Practicing the Practical Power of Gratitude

Practicing the Practical Power of Gratitude

By Jerry Posner www.jerryposner.com

Thanksgiving, 2009

I like easy ways to make life better … and I prefer “the specific” as opposed to “the vague.”

I like “cliché-like wisdom.” and I prefer stuff that works. That’s why I practice the practical power of gratitude!

“Practicing” strongly suggests “doing something” – not just once or twice, but repeatedly.

What to practice?

  1. FEELING GRATEFUL for the good things, the love, the laughs, the lessons, the people, the opportunities, the help, the stuff, the miracles, the food, the music, the technology, etc.
  2. EXPRESSING GRATITUDE for the good things, the love, the laughs, the lessons, the people, the opportunities, the help,    the stuff, the miracles, the food, the music, the technology, etc.
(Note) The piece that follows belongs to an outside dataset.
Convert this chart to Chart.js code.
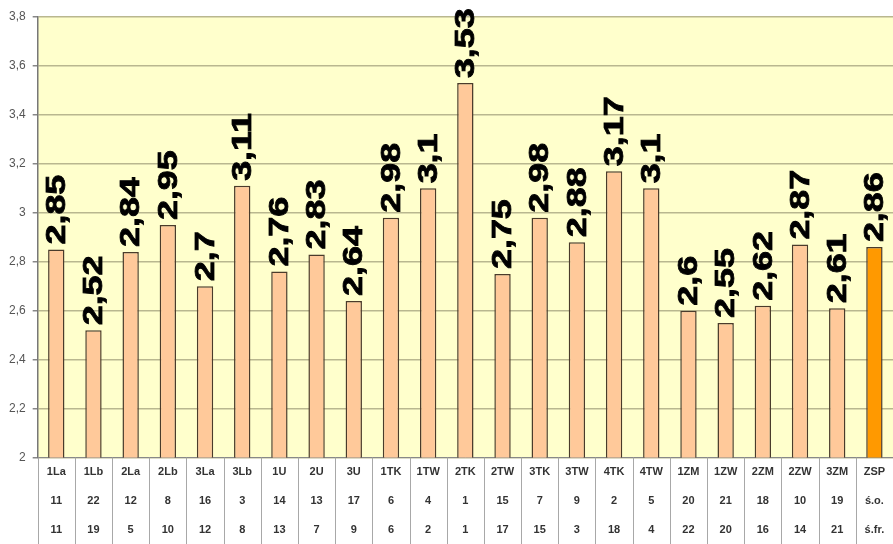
<!DOCTYPE html>
<html>
<head>
<meta charset="utf-8">
<script src="https://cdn.jsdelivr.net/npm/chart.js@4.4.1/dist/chart.umd.min.js"></script>
<style>
  html, body { margin: 0; padding: 0; background: #fff; }
  #wrap { width: 893px; height: 544px; }
</style>
</head>
<body>
<div id="wrap"><canvas id="wykres"></canvas></div>
<script>
// Dane wykresu
const klasy = ['1La', '1Lb', '2La', '2Lb', '3La', '3Lb', '1U', '2U', '3U', '1TK', '1TW', '2TK', '2TW', '3TK', '3TW', '4TK', '4TW', '1ZM', '1ZW', '2ZM', '2ZW', '3ZM', 'ZSP'];
const miejsce1 = ['11', '22', '12', '8', '16', '3', '14', '13', '17', '6', '4', '1', '15', '7', '9', '2', '5', '20', '21', '18', '10', '19', 'ś.o.'];
const miejsce2 = ['11', '19', '5', '10', '12', '8', '13', '7', '9', '6', '2', '1', '17', '15', '3', '18', '4', '22', '20', '16', '14', '21', 'ś.fr.'];
const srednie = [2.85, 2.52, 2.84, 2.95, 2.7, 3.11, 2.76, 2.83, 2.64, 2.98, 3.1, 3.53, 2.75, 2.98, 2.88, 3.17, 3.1, 2.6, 2.55, 2.62, 2.87, 2.61, 2.86];

const kolorSlupka = '#FFC99A';
const kolorZsp = '#FF9900';

function formatPl(v) {
    return String(Math.round(v * 100) / 100).replace('.', ',');
}

// Tło obszaru wykresu
const tloPlugin = {
    id: 'tlo',
    beforeDraw(chart) {
        const { ctx, chartArea } = chart;
        ctx.save();
        ctx.fillStyle = '#FFFFCC';
        ctx.fillRect(chartArea.left, chartArea.top, chartArea.right - chartArea.left, chartArea.bottom - chartArea.top);
        ctx.restore();
    }
};

// Pionowe linie tabeli pod osią X
const tabelaPlugin = {
    id: 'tabela',
    afterDraw(chart) {
        const { ctx, chartArea } = chart;
        const x = chart.scales.x;
        const krok = x.getPixelForValue(1) - x.getPixelForValue(0);
        ctx.save();
        ctx.strokeStyle = '#a8a8a8';
        ctx.lineWidth = 1;
        for (let i = 0; i <= klasy.length; i++) {
            const px = Math.round(x.getPixelForValue(0) - krok / 2 + i * krok) + 0.5;
            ctx.beginPath();
            ctx.moveTo(px, chartArea.bottom);
            ctx.lineTo(px, chart.height);
            ctx.stroke();
        }
        ctx.restore();
    }
};

// Etykiety wartości obrócone o 90 stopni
const etykietyPlugin = {
    id: 'etykiety',
    afterDatasetsDraw(chart) {
        const { ctx } = chart;
        const meta = chart.getDatasetMeta(0);
        ctx.save();
        ctx.fillStyle = '#000';
        ctx.strokeStyle = '#000';
        ctx.lineWidth = 0.8;
        ctx.font = 'bold 28px Arial, "Liberation Sans", sans-serif';
        ctx.textAlign = 'left';
        ctx.textBaseline = 'middle';
        meta.data.forEach(function (bar, i) {
            const tekst = formatPl(srednie[i]);
            ctx.save();
            ctx.translate(bar.x + 1, bar.y - 5);
            ctx.rotate(-Math.PI / 2);
            ctx.scale(1.28, 1);
            ctx.fillText(tekst, 0, 0);
            ctx.strokeText(tekst, 0, 0);
            ctx.restore();
        });
        ctx.restore();
    }
};

const etykietyX = klasy.map(function (k, i) {
    return [k, miejsce1[i], miejsce2[i]];
});

const ctx = document.getElementById('wykres').getContext('2d');
new Chart(ctx, {
    type: 'bar',
    data: {
        labels: etykietyX,
        datasets: [{
            data: srednie,
            backgroundColor: srednie.map(function (v, i) { return i === srednie.length - 1 ? kolorZsp : kolorSlupka; }),
            borderColor: '#4a3b2b',
            borderWidth: 1.5,
            borderSkipped: 'bottom',
            barPercentage: 0.44,
            categoryPercentage: 1
        }]
    },
    options: {
        responsive: true,
        maintainAspectRatio: false,
        animation: false,
        layout: { padding: { top: 17, left: 2, right: 0, bottom: 0 } },
        plugins: {
            legend: { display: false },
            tooltip: { enabled: false }
        },
        scales: {
            x: {
                grid: { display: false, drawTicks: false },
                border: { display: true, color: '#888', width: 1 },
                ticks: {
                    color: '#333',
                    padding: 0,
                    maxRotation: 0,
                    autoSkip: false,
                    font: { family: 'Arial, "Liberation Sans", sans-serif', size: 11, weight: 'bold', lineHeight: 2.62 }
                }
            },
            y: {
                min: 2,
                max: 3.8,
                ticks: {
                    stepSize: 0.2,
                    color: '#555',
                    padding: 7,
                    font: { family: 'Arial, "Liberation Sans", sans-serif', size: 12 },
                    callback: function (v) { return formatPl(v); }
                },
                grid: { color: '#b9b78f', lineWidth: 1.5, tickLength: 5, tickColor: '#888' },
                border: { display: true, color: '#777', width: 1.5 }
            }
        }
    },
    plugins: [tloPlugin, tabelaPlugin, etykietyPlugin]
});
</script>
</body>
</html>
How do you FEEL when you feel grateful?

Happy? Peaceful? Blessed? Centered? Generous? Secure? Calm?

This year, when you have holiday dinner with family or friends, suggest that “we go around the table and everyone say one thing that we’re really, really thankful for.” It will invariably make everyone smile, and voila – a little more harmony, less bickering, better digestion, perhaps!

This works in business meetings as well. Start your meeting by going around the room and have everyone share one thing they love (or like) about their work. One technique I use is to ask the attendees to name the thing they would miss the most if they left. Often, the answer is “the people.”  And that makes “the people” feel good!

Thinking and expressing thankful thoughts, and amplifying feelings of gratitude can reduce stress … improve relationships … and minimize pettiness!

You can’t lose with gratitude!

Thank your customers, coworkers, friends, and family. Thank your vendors, suppliers, supporters and fans! Be liberal and generous with your gratitude.  Do it all year round.

Write yourself some gratitude-oriented “focus phrases” (reminders) on cards and sticky-notes, and put them where you’ll see them every day.

For example:

I CHOOSE TO EXPRESS GRATITUDE GENEROUSLY AND LIBERALLY.

I EASILY AND REGULARLY GIVE THANKS.

I FEEL GRATEFUL FOR ALL OF MY GIFTS AND BLESSINGS.

EXPRESSING GRATITUDE MAKES ME FEEL GOOD.

Because of others, we are where we are today. We’ve had LOTS of assistance. Do we remember? Are we thankful for them? Here’s a fun and enlightening “grati-tool” –- make a list of 15 people who have helped you get to where you are right now.

We might be reminded of that kind childhood neighbor, or high school guidance counselor whose caring changed the course of our life. When we remember how kind and generous people have been in our lives, we might be inspired to pass it on, or “pay it forward.”  We might even reclaim some memories of our personal history that we’d forgotten.

So, thank the people! Show some appreciation for them. Send thank-you notes. Tell the people you love, that you love them. Don’t wait until it’s too late.

If you want to better manage your moods and attitudes … if you want to be less cranky, less petty, and more openhearted … or if you want to experience your own point-of-view transformation, experiment with THE GRATITUDE BREAK. First, select something specific about your life that you are truly, deeply thankful for (person, condition, or thing). Then … close your eyes (not while you’re driving, please) and spend just one minute thinking about, and vividly imagining, that person, condition or thing. FEEL the gratitude as you visualize!

Try a gratitude break once a day, and see what happens! Twice a day would be an interesting experiment.

A favorite “grati-tool” is THE GRATITUDE JOURNAL (a.k.a. “Five Good Things”). Here’s what to do: every day (that would be DAILY), write down five things you are grateful for. They can be deep … shallow … serious … funny … spiritual … material.

Just list five things you’re grateful for on paper or computer. Not in your head. Write them down.

Over time, when you write your “daily five,” you’ll inevitably experience some awareness and behavior changes (and probably feel more happiness, too). Focusing attention on “your good stuff” every day, builds a habit of NOTICING MORE “good stuff” — and making choices RESULTING in more “good stuff!”

During challenging times, regular focus on gratitude can restore much needed balance. Not to deny the adversity, but to remember that there are wonderful things and opportunities available as well.

Make every day, a day of Thanksgiving. So many benefits … so small a cost!